__STATED EXERCISE__:
Quote the entries below from the line with "Reproduce this chart with matplotlib." through the line with "ax.grid(axis='y', color=grid_col, linewidth=1.6, zorder=0)", both ends included, and only those lines.

__DATA TO USE__:
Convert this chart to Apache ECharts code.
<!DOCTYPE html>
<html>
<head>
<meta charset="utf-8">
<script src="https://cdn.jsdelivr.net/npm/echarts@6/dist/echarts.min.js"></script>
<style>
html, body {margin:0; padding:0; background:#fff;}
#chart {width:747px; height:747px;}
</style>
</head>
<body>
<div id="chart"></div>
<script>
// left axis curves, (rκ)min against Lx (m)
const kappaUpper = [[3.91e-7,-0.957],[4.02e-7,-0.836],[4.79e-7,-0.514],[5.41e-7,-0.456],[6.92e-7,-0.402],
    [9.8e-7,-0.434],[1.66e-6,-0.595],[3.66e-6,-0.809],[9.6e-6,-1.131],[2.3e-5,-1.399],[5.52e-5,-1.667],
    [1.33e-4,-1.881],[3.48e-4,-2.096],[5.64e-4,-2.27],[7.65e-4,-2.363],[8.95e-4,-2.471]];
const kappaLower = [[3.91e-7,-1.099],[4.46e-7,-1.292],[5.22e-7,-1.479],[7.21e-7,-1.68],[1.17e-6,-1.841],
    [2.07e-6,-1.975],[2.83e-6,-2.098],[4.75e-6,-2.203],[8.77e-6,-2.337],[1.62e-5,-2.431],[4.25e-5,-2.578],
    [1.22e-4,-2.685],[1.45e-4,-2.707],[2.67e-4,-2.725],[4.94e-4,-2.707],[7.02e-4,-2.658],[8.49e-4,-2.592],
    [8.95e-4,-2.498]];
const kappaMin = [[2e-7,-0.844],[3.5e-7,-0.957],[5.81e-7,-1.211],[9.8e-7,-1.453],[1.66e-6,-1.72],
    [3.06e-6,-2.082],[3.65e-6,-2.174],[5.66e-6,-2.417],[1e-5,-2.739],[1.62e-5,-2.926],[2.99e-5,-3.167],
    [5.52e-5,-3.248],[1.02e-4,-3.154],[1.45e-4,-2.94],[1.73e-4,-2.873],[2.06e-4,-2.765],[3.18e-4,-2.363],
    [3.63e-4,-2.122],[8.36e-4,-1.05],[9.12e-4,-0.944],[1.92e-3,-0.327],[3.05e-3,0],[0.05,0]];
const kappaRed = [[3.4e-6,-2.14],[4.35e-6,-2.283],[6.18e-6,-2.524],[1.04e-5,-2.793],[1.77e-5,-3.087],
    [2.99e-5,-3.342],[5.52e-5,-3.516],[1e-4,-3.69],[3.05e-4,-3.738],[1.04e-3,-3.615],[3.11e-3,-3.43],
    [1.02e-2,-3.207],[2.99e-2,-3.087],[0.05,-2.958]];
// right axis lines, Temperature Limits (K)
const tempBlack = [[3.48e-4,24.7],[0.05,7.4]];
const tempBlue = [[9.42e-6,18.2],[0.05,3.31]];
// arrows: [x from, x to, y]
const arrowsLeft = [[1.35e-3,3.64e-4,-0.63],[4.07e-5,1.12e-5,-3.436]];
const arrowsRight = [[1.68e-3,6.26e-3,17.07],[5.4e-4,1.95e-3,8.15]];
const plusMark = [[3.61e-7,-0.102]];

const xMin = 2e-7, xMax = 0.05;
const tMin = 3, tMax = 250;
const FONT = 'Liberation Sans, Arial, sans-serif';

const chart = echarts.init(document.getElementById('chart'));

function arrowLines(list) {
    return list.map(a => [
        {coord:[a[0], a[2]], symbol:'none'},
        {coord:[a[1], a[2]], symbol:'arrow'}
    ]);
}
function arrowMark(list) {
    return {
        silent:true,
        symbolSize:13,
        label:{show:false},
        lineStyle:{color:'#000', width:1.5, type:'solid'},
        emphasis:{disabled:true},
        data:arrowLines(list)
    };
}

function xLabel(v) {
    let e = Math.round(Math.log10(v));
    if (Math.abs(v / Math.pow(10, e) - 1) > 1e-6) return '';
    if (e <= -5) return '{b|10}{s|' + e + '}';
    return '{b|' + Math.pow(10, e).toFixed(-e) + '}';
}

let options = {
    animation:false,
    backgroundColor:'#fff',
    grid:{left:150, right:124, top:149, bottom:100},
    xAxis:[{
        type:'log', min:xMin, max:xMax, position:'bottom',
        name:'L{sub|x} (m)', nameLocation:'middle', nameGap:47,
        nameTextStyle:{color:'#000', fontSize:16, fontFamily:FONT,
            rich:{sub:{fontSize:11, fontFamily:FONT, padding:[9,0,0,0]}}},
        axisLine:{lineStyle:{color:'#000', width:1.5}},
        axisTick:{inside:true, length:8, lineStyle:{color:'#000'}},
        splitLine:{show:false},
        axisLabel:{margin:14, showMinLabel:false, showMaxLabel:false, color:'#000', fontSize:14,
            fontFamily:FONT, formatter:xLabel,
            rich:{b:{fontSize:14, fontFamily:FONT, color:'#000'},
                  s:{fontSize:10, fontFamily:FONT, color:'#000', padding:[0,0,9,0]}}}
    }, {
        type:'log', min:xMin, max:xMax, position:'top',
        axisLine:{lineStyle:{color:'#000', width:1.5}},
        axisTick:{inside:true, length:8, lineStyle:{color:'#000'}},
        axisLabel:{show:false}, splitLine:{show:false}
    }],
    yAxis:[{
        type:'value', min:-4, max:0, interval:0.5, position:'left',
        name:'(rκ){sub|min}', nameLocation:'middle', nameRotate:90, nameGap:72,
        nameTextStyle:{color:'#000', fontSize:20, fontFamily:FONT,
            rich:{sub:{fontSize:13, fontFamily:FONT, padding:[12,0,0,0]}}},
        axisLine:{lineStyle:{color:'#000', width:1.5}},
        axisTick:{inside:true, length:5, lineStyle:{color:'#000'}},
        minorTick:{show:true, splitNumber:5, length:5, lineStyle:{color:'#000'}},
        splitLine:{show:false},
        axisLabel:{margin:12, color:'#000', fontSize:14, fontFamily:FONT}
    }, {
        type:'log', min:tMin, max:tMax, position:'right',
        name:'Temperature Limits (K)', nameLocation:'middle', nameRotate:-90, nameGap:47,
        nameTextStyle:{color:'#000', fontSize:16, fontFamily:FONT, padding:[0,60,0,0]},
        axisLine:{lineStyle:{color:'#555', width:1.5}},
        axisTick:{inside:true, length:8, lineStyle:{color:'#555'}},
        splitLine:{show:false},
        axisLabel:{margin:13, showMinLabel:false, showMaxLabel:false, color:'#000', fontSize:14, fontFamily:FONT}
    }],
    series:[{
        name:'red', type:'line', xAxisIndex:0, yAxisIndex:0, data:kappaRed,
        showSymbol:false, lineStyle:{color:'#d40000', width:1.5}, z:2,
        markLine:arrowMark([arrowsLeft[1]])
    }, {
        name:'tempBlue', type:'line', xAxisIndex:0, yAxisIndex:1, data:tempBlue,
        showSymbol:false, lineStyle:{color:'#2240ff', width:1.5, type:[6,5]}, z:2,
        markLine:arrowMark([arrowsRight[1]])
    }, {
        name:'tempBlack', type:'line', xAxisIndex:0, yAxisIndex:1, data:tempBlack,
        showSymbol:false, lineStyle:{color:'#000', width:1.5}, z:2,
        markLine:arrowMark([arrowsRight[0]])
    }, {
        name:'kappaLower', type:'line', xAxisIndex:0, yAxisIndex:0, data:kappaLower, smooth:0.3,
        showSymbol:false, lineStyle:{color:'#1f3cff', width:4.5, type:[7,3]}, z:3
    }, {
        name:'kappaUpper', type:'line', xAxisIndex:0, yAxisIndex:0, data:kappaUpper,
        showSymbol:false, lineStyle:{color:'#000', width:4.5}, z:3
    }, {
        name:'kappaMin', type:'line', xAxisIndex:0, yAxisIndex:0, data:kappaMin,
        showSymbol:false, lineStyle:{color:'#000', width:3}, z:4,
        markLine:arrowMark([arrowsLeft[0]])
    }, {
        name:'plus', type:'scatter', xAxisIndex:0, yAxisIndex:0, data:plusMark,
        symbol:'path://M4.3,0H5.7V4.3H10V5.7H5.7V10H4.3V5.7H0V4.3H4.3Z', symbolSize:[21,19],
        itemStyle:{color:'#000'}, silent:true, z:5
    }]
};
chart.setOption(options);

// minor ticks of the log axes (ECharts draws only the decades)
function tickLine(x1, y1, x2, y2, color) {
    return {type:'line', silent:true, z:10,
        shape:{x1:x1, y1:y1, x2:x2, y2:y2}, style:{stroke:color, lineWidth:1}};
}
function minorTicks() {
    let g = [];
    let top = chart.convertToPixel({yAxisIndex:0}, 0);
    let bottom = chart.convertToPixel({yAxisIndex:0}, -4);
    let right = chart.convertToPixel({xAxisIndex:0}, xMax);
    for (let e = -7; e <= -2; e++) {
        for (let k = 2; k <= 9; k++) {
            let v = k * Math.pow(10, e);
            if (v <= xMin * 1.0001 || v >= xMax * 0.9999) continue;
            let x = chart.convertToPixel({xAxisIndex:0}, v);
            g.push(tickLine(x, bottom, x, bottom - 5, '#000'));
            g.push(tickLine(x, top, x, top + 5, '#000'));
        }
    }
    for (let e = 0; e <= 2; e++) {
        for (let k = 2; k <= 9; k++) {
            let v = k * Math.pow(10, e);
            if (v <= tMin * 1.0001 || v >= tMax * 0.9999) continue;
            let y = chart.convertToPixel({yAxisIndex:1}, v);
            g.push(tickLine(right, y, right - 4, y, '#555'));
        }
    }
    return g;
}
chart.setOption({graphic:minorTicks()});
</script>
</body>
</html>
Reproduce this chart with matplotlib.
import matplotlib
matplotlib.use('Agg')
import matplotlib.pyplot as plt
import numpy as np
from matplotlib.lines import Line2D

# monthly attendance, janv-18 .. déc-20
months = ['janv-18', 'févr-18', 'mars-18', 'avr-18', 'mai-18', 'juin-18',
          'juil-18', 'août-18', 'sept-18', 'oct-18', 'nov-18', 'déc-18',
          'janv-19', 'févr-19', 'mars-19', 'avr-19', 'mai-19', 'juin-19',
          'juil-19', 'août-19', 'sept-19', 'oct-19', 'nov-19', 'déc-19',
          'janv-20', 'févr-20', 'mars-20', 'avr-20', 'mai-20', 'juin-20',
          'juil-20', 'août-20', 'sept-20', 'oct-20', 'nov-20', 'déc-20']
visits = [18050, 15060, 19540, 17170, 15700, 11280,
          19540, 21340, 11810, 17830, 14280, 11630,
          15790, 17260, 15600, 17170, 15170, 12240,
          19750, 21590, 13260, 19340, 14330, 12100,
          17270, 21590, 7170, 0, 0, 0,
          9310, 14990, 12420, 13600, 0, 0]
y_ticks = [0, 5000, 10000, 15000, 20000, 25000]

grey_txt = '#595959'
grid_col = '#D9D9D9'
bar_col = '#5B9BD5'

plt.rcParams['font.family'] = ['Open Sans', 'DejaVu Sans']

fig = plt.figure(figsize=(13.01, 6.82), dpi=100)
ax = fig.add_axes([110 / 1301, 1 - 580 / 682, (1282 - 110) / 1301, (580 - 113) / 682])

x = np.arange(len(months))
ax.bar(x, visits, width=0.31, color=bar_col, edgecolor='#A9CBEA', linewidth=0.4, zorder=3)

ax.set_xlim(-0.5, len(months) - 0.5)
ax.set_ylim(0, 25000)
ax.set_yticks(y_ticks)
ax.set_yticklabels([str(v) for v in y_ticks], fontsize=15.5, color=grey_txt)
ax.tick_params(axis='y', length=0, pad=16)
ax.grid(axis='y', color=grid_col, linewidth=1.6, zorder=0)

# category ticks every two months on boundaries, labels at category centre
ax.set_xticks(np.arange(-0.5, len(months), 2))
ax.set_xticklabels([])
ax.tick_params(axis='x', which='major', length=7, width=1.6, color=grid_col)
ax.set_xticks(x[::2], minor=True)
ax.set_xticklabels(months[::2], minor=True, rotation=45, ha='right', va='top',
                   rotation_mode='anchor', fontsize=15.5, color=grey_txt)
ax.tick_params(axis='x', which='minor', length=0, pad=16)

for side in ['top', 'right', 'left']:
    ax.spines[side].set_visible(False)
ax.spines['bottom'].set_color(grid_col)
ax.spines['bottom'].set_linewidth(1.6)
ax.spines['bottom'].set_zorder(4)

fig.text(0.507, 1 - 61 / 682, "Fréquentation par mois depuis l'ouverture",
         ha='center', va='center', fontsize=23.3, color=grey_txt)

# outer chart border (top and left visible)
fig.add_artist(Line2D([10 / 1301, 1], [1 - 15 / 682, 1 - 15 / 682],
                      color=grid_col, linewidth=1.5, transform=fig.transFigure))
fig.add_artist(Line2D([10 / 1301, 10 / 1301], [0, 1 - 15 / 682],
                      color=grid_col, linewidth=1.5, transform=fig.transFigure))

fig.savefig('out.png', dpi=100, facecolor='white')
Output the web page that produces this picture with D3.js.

__EXERCISE RESULT__:
Reproduce this chart with matplotlib.
import matplotlib
matplotlib.use('Agg')
import matplotlib.pyplot as plt
import numpy as np
from matplotlib.lines import Line2D

# monthly attendance, janv-18 .. déc-20
months = ['janv-18', 'févr-18', 'mars-18', 'avr-18', 'mai-18', 'juin-18',
          'juil-18', 'août-18', 'sept-18', 'oct-18', 'nov-18', 'déc-18',
          'janv-19', 'févr-19', 'mars-19', 'avr-19', 'mai-19', 'juin-19',
          'juil-19', 'août-19', 'sept-19', 'oct-19', 'nov-19', 'déc-19',
          'janv-20', 'févr-20', 'mars-20', 'avr-20', 'mai-20', 'juin-20',
          'juil-20', 'août-20', 'sept-20', 'oct-20', 'nov-20', 'déc-20']
visits = [18050, 15060, 19540, 17170, 15700, 11280,
          19540, 21340, 11810, 17830, 14280, 11630,
          15790, 17260, 15600, 17170, 15170, 12240,
          19750, 21590, 13260, 19340, 14330, 12100,
          17270, 21590, 7170, 0, 0, 0,
          9310, 14990, 12420, 13600, 0, 0]
y_ticks = [0, 5000, 10000, 15000, 20000, 25000]

grey_txt = '#595959'
grid_col = '#D9D9D9'
bar_col = '#5B9BD5'

plt.rcParams['font.family'] = ['Open Sans', 'DejaVu Sans']

fig = plt.figure(figsize=(13.01, 6.82), dpi=100)
ax = fig.add_axes([110 / 1301, 1 - 580 / 682, (1282 - 110) / 1301, (580 - 113) / 682])

x = np.arange(len(months))
ax.bar(x, visits, width=0.31, color=bar_col, edgecolor='#A9CBEA', linewidth=0.4, zorder=3)

ax.set_xlim(-0.5, len(months) - 0.5)
ax.set_ylim(0, 25000)
ax.set_yticks(y_ticks)
ax.set_yticklabels([str(v) for v in y_ticks], fontsize=15.5, color=grey_txt)
ax.tick_params(axis='y', length=0, pad=16)
ax.grid(axis='y', color=grid_col, linewidth=1.6, zorder=0)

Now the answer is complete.